Lemon Drop Kid’s biggest influence on the breed may be that as a broodmare sire, however. The stallion’s daughters have produced 257 winners from 380 starters for a 68 percent strike rate. The best of those winners may be the multiple Group 1-winning highweighted filly Elusive Kate with Canada’s dual champion Miss Mischief and Grade 1 winner Lochte also representing their broodmare sire well. Lemon Drop Kid’s Lemons Forever may be his most valuable broodmare prospect, however. The Kentucky Oaks winner has seemed to nick well with Unbridled’s Song, with both her daughters by the stallion winning Grade 1 races, including last Friday’s Apple Blossom winner Forever Unbridled.


As for making his mark on the next generation of racing classics, his daughter Christmas Kid may give her sire a late Christmas present this year. Her son Black Sea recently won the Leopardstown 2,000 Guineas Trial and trainer Aidan O’Brien told Racing Post the colt is possibly heading to France’s Prix du Jockey Club later this year.

As for his 2-year-olds, Lemon Drop Kid has 102 of them registered with The Jockey Club.
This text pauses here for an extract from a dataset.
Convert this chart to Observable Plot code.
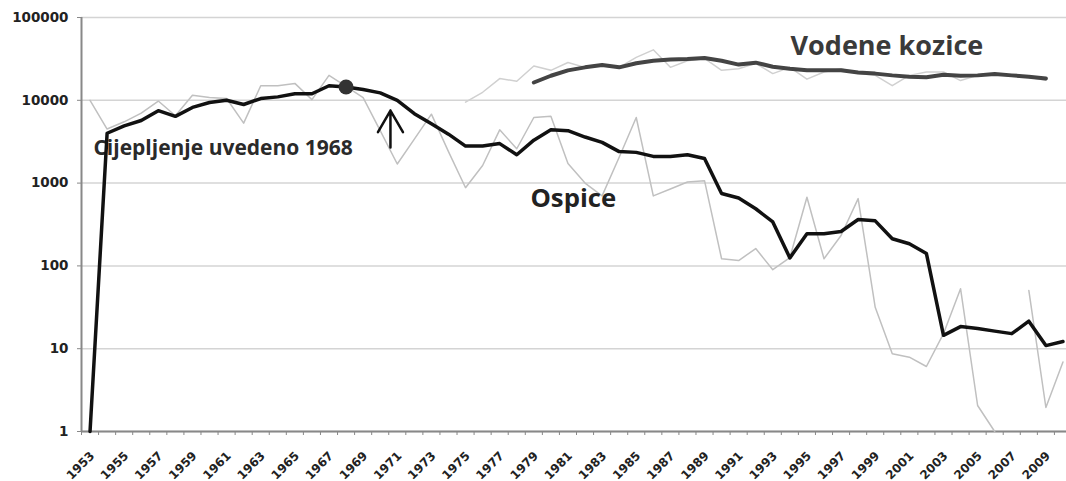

None of them have yet made a start but a half-brother to graded stakes winners Diversy Harbor, Keertana and Snow Top Mountain sold for $550,000 in March with five of the seven others to sell as 2-year-olds so far this year, as of April 17, bringing $100,000 or more.

The 20-year-old Lemon Drop Kid is still active in the breeding shed, breeding 137 mares in 2015 and standing for a fee of $40,000 at Lane’s End Farm this year.